SB: What is your favorite part of being a designer?
VA: Being able to create and invent things.
SB: What are your favorite materials/embellishments to work with?
VA: Feathers, embroidered or beaded tulle … anything beaded.
SB: Do you have a favorite dress that you designed? Why is it your favorite?
VA: I love the Harlow because it represents everything that I love: beads, bias cut and silk. Ginger obviously is a favorite, too.
SB: Describe the Valentine Avoh bride.
VA: Women who wish to highlight their femininity without compromising ease. Women who want to look glamorous on their wedding day wearing a carefully handcrafted piece made in the finest materials, such as silk, French lace, embroidered tulle or feather.

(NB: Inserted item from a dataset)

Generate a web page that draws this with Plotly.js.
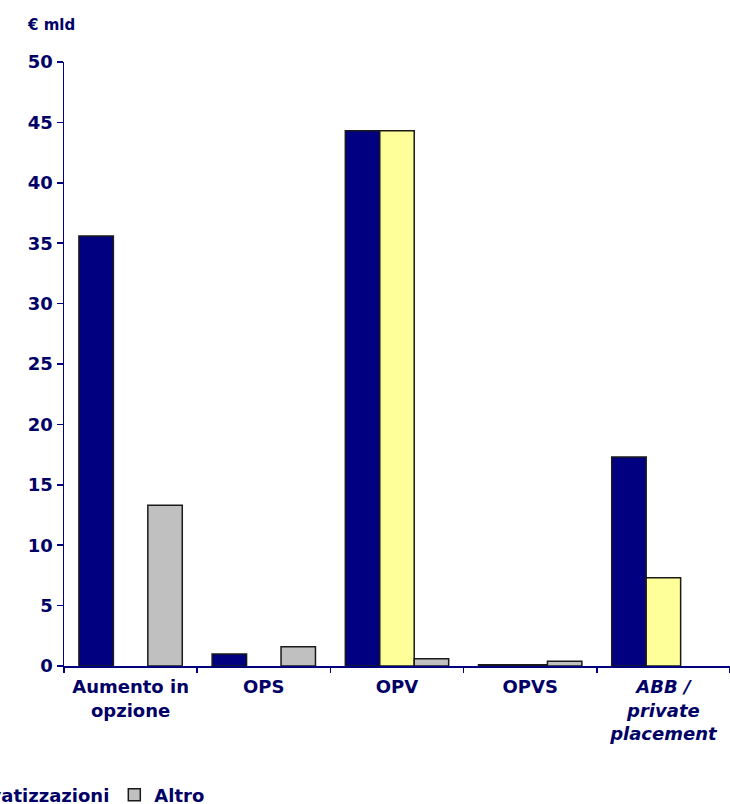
<!DOCTYPE html>
<html>
<head>
<meta charset="utf-8">
<script src="https://cdn.plot.ly/plotly-3.0.1.min.js"></script>
<style>
  html, body { margin: 0; padding: 0; background: #ffffff; }
  #chart { width: 730px; height: 804px; }
</style>
</head>
<body>
<div id="chart"></div>
<script>
// Offerte di azioni per tipologia (€ mld)
const categories = [
  "<b>Aumento in</b><br><b>opzione</b>",
  "<b>OPS</b>",
  "<b>OPV</b>",
  "<b>OPVS</b>",
  "<b><i>ABB /</i></b><br><b><i>private</i></b><br><b><i>placement</i></b>"
];
const seriesNames = ["Totale", "Privatizzazioni", "Altro"];
const totale          = [35.6, 1.0, 44.3, 0.1, 17.3];
const privatizzazioni = [0,    0,   44.3, 0.1, 7.3];
const altro           = [13.3, 1.6, 0.6,  0.4, 0];
const yTicks = [0, 5, 10, 15, 20, 25, 30, 35, 40, 45, 50];

const navy = "#000080";
const textColor = "#000066";
const fontFamily = "'DejaVu Sans', Verdana, sans-serif";

const traces = [
  { name: seriesNames[0], y: totale, color: navy },
  { name: seriesNames[1], y: privatizzazioni, color: "#ffff99" },
  { name: seriesNames[2], y: altro, color: "#c0c0c0" }
].map(s => ({
  type: "bar",
  name: "<b>" + s.name + "</b>",
  x: categories,
  y: s.y,
  marker: {
    color: s.color,
    // empty categories get no outline, so nothing is drawn on the baseline
    line: { color: "#1a1a1a", width: s.y.map(v => (v > 0 ? 1.5 : 0)) }
  },
  hoverinfo: "skip"
}));

const layout = {
  width: 730,
  height: 804,
  margin: { l: 64, r: 0, t: 62, b: 138, autoexpand: false },
  paper_bgcolor: "#ffffff",
  plot_bgcolor: "#ffffff",
  barmode: "group",
  bargap: 0.224,
  bargroupgap: 0,
  font: { family: fontFamily, color: textColor, size: 18 },
  xaxis: {
    type: "category",
    showline: true,
    linecolor: navy,
    linewidth: 1.5,
    ticks: "outside",
    tickson: "boundaries",
    ticklen: 5,
    tickcolor: navy,
    tickwidth: 1.5,
    showgrid: false,
    ticklabelstandoff: 4,
    tickfont: { family: fontFamily, size: 18, color: textColor },
    fixedrange: true
  },
  yaxis: {
    range: [0, 50],
    tickvals: yTicks,
    ticktext: yTicks.map(v => "<b>" + v + "</b>"),
    showline: true,
    linecolor: navy,
    linewidth: 1.5,
    ticks: "outside",
    ticklen: 6,
    tickcolor: navy,
    tickwidth: 1.5,
    showgrid: false,
    zeroline: false,
    tickfont: { family: fontFamily, size: 18, color: textColor },
    fixedrange: true
  },
  showlegend: true,
  legend: {
    orientation: "h",
    xref: "paper",
    yref: "paper",
    x: -0.374,
    xanchor: "left",
    y: -0.2136,
    yanchor: "middle",
    font: { family: fontFamily, size: 18, color: textColor },
    bgcolor: "rgba(0,0,0,0)"
  },
  annotations: [
    {
      text: "<b>€ mld</b>",
      xref: "paper", yref: "paper",
      x: -0.059, y: 1.062,
      xanchor: "left", yanchor: "middle",
      showarrow: false,
      font: { family: fontFamily, size: 15, color: textColor }
    }
  ]
};

Plotly.newPlot("chart", traces, layout, { displayModeBar: false, staticPlot: true });
</script>
</body>
</html>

They want to make an impression without looking disguised and love a minimalistic, well-cut piece with unique details or material. That is why they love the bespoke approach of my work, knowing that each dress is made to their measurements and can be customized according to their taste and curves, or that they can also go for a truly unique design.
SB: What do you think is the next bridal fashion trend?

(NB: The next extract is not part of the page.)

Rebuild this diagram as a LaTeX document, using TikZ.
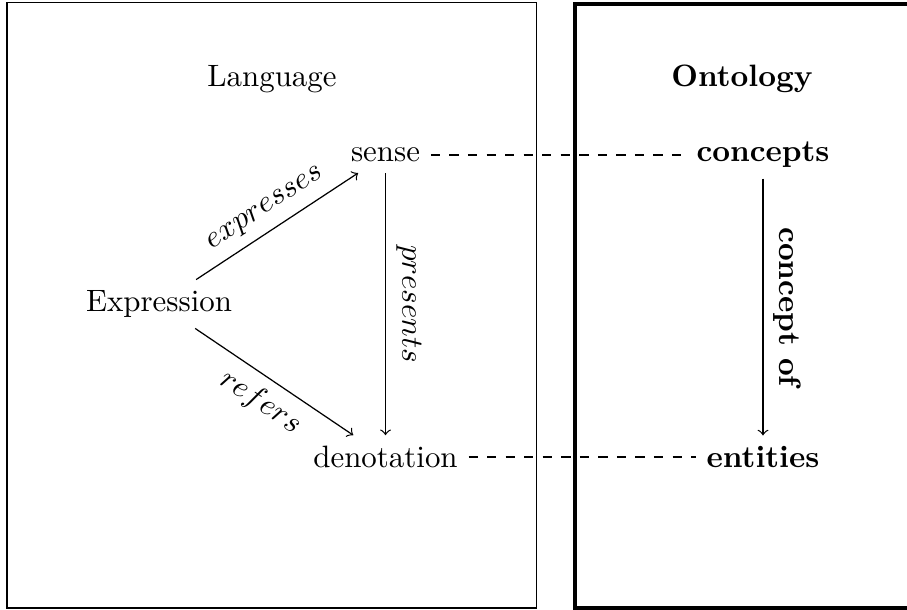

VA: Embroidered tulle is still going strong as well as lace. Many of my brides are tired of the boho romantic trend and are looking for more glamorous, couture dresses. Short dresses and separates are becoming more popular every year. I think the brand that can offer a bespoke service will have a large audience as people really want to differentiate themselves from the masses, especially with Instagram and wedding blogs.
SB: What is your process for designing a collection?
VA: I mainly start with the fabrics and see how they move to know what I will want to create with each one of them. On the side, I will have many visual inspirations/images that will influence my designs or a detail on a dress. Obviously, I will also think about what my brides want, what design was successful last year or what I think is missing in the collection.
SB: Can you tell us what is coming up for your next collection(s)?
VA: Just one thing—silk satin will make an entrance in my collections.